We live in a “do-as-thou-wilt” culture, where it is the norm to be anything other than the norm. Our generation values freedom, innovation, love, and did I mention freedom? The more restrictions anything has, the more unappealing and suffocating it is. Case in point, try telling me to be anywhere at a specific time and I want to slap you for limiting my daily schedule. We pride ourselves on being mavericks and renegades in a world that would endeavor to squash our youth under the yoke of tradition. Yet in my comparably short existence, I have found the weight of freedom sometimes renders me stationary in my pursuit of happiness. Here are some (hopefully) helpful insights that changed my perspective on what it means to be free, in the purest sense.
1. Tradition is not the enemy. An English author by the name of G.K. Chesterton once wrote, “Don’t ever take a fence down until you know the reason it was put up.” There lies deep within me, and I’m sure within you as well, some unruly bone which desires to utterly refute that statement. However when I pause and reflect on the value of such an idea, I’m convinced of its wisdom. Though I’m fairly young and have much more to explore and experience, I hope for the discernment to think before rashly tearing through a swamp with a sign that reads, “Keep out”. Perhaps the sign (or fence) is there not for arbitrary torture, but common knowledge. When everyone is hooking up left and right, and then asks, “Why can’t I ever find a decent guy?” Perhaps the answer is found in self-proclaimed freedom. We’re so quick to throw off well tested standards under the auspice of freedom that we end up slaves to our own pursuit, and not free at all. Remember some fences keep things (the guy at the bar) out, as well as keeping you in.
2. There is short term, and long term freedom. Michelangelo is once reported to have said, “The greatest danger for most of us lies not in setting our aim too high and falling short; but in setting our aim too low, and achieving our mark”, and one of my personal favorites by C.S. Lewis, “Aim at Heaven and you will get Earth thrown in, aim at Earth and you will get neither”. I’ve learned by trial and error (mostly error), that which had the initial allure of freedom ends up being a comfortable cage I willing locked myself in. If you constantly go out binge drinking in college, as fun as it may be, and you flunk out, then you forfeit what could have been an enthralling future. Maybe with that degree and a career in Economic Development you would have ended up in some obscure country making connections and impactful strides that would have left you doubly as satisfied. Sacrifice and Freedom are not in competition, they are two wheels on a bike that leads down the remotest of paths. We often blindly do what is great for short term fulfillment, at the detriment to our life-long goals and aspirations. “What does it profit a man to gain the whole earth, and yet forfeit his soul?” (Jesus Christ)
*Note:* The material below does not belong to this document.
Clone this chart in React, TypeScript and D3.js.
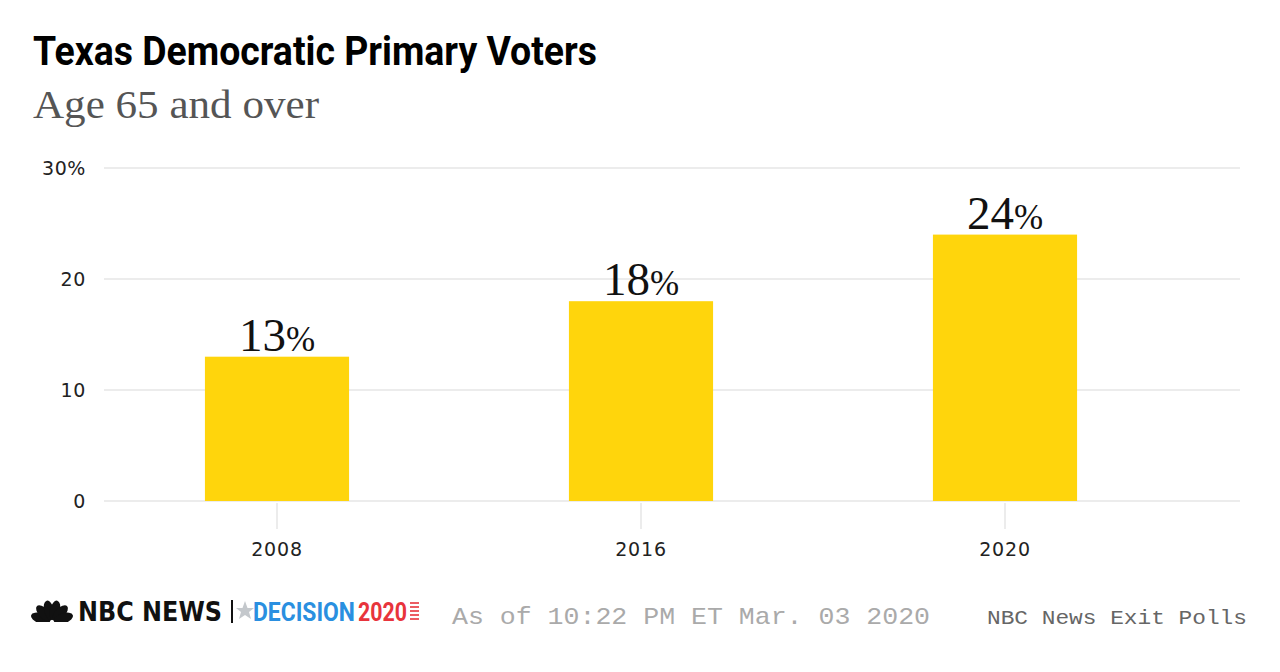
import React from 'react';
import * as d3 from 'd3';

const years = ['2008', '2016', '2020'];
const shares = [13, 18, 24];
const yTicks = [0, 10, 20, 30];

const title = 'Texas Democratic Primary Voters';
const subtitle = 'Age 65 and over';
const asOf = 'As of 10:22 PM ET Mar. 03 2020';
const source = 'NBC News Exit Polls';

const BAR = '#FFD50C';
const GRID = '#e6e6e6';

const Peacock: React.FC<{ x: number; y: number }> = ({ x, y }) => {
  const angles = [-72, -43, -14, 14, 43, 72];
  return (
    <g transform={`translate(${x},${y})`}>
      {angles.map((a, i) => (
        <ellipse key={i} cx={0} cy={-12} rx={5} ry={10} transform={`rotate(${a})`} fill="#111" />
      ))}
      <rect x={-22} y={0} width={44} height={4} fill="#fff" />
    </g>
  );
};

const App: React.FC = () => {
  const width = 1280;
  const height = 672;
  const margin = { top: 168, left: 104, right: 40, bottom: 171 };
  const chartBottom = height - margin.bottom;

  const x = d3.scaleBand<string>()
    .domain(years)
    .range([95, 1187])
    .paddingInner(0.604)
    .paddingOuter(0.302);

  const y = d3.scaleLinear()
    .domain([0, 30])
    .range([chartBottom, margin.top]);

  return (
    <div style={{ position: 'absolute', left: 0, top: 0 }}>
      <svg width={width} height={height} viewBox={`0 0 ${width} ${height}`} style={{ display: 'block', background: '#fff' }}>
        {/* Heading */}
        <text x={33} y={65} fontFamily="'Liberation Sans Narrow', 'Roboto', sans-serif" fontWeight={700} fontSize={40}
          textLength={564} lengthAdjust="spacingAndGlyphs" fill="#000">{title}</text>
        <text x={33} y={118} fontFamily="'Liberation Serif', 'DejaVu Serif', serif" fontSize={41}
          textLength={286} lengthAdjust="spacingAndGlyphs" fill="#555">{subtitle}</text>

        {/* Gridlines and y labels */}
        {yTicks.map(t => (
          <g key={t}>
            <line x1={margin.left} x2={width - margin.right} y1={y(t)} y2={y(t)} stroke={GRID} strokeWidth={1.5} />
            <text x={86} y={y(t)} dy="0.36em" textAnchor="end" fontFamily="'DejaVu Sans', sans-serif" fontSize={19}
              letterSpacing={0.6} fill="#222">{t === 30 ? `${t}%` : t}</text>
          </g>
        ))}

        {/* Bars */}
        {years.map((yr, i) => (
          <rect key={yr} x={x(yr)} y={y(shares[i])} width={x.bandwidth()} height={chartBottom - y(shares[i])} fill={BAR} />
        ))}

        {/* Value labels */}
        {years.map((yr, i) => (
          <text key={yr} x={(x(yr) ?? 0) + x.bandwidth() / 2} y={y(shares[i]) - 6} textAnchor="middle"
            fontFamily="'Liberation Serif', serif" fill="#111">
            <tspan fontSize={47}>{shares[i]}</tspan>
            <tspan fontSize={35}>%</tspan>
          </text>
        ))}

        {/* X axis ticks and labels */}
        {years.map(yr => {
          const cx = (x(yr) ?? 0) + x.bandwidth() / 2;
          return (
            <g key={yr}>
              <line x1={cx} x2={cx} y1={chartBottom + 2} y2={chartBottom + 28} stroke={GRID} strokeWidth={1.5} />
              <text x={cx} y={556} textAnchor="middle" fontFamily="'DejaVu Sans', sans-serif" fontSize={19}
                letterSpacing={0.8} fill="#222">{yr}</text>
            </g>
          );
        })}

        {/* Footer logo */}
        <Peacock x={52} y={622} />
        <text x={78} y={621} fontFamily="'DejaVu Sans', sans-serif" fontWeight={700} fontSize={27}
          textLength={144} lengthAdjust="spacingAndGlyphs" fill="#111">NBC NEWS</text>
        <line x1={232} x2={232} y1={600} y2={623} stroke="#111" strokeWidth={2} />
        <path d="M245,601 L247.5,608 L254,608 L249,612 L251,619 L245,615 L239,619 L241,612 L236,608 L242.5,608 Z"
          fill="#c4c8cc" />
        <g transform="translate(0,621) scale(1,1.2)">
          <text x={253} y={0} fontFamily="'Roboto', sans-serif" fontWeight={700} fontSize={22}
            textLength={102} lengthAdjust="spacingAndGlyphs" fill="#2a8fe0">DECISION</text>
          <text x={358} y={0} fontFamily="'Roboto', sans-serif" fontWeight={700} fontSize={22}
            textLength={49} lengthAdjust="spacingAndGlyphs" fill="#e8343c">2020</text>
        </g>
        {[603, 607, 611, 615, 619].map(ly => (
          <line key={ly} x1={410} x2={419} y1={ly} y2={ly} stroke="#e8343c" strokeWidth={1.6} />
        ))}

        <text x={452} y={624} fontFamily="'Liberation Mono', 'DejaVu Sans Mono', monospace" fontSize={24}
          textLength={478} lengthAdjust="spacingAndGlyphs" fill="#aaa">{asOf}</text>
        <text x={987} y={624} fontFamily="'Liberation Mono', 'DejaVu Sans Mono', monospace" fontSize={21}
          textLength={260} lengthAdjust="spacingAndGlyphs" fill="#666">{source}</text>
      </svg>
    </div>
  );
};

export default App;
3. Break the wrong traditions. Have you ever wanted to mindlessly give to the construction of some religious institution? Yeah, me either. How about giving to the maintenance of St. Peter’s Basilica? Nope, no cigar. With all the hypocrisy that takes place when we give its tempting to give up giving all together. As much as I want to do that, let’s not throw the baby out with the bath water. Instead of being mavericks, why not be wise mavericks? Let’s break the traditions that make no sense, like giving to something that will not matter a thousand years from now. People will matter, love will matter, our lives will matter. Yet all of those things are impossible to maintain without the wisdom of those who have gone before us. It would be hubris and folly to throw all tradition to the wind, simply for the sake of self indulgence and selfishness masquerading as liberation.
Sometimes, I am my own worst enemy. In my longing to be free from anyone else’s judgment, I often throw well-meaning (and loving) counsel in the trash. These thoughts have helped me understand how our generation, myself included, has not a high value on freedom but a low one. I have found that to be free doesn’t mean liberation from people and tradition, but rather the humility to give myself to the right people and traditions. When we look back at the pleas of those who have written to posterity, we can divine a definition of freedom that holds firm against the onslaught of our own winsome delusions. Regardless if we presume otherwise, we all end up giving ourselves to something or someone. With all this in mind I believe we can rightly judge whether our freedom is an upward climb, or a downward spiral.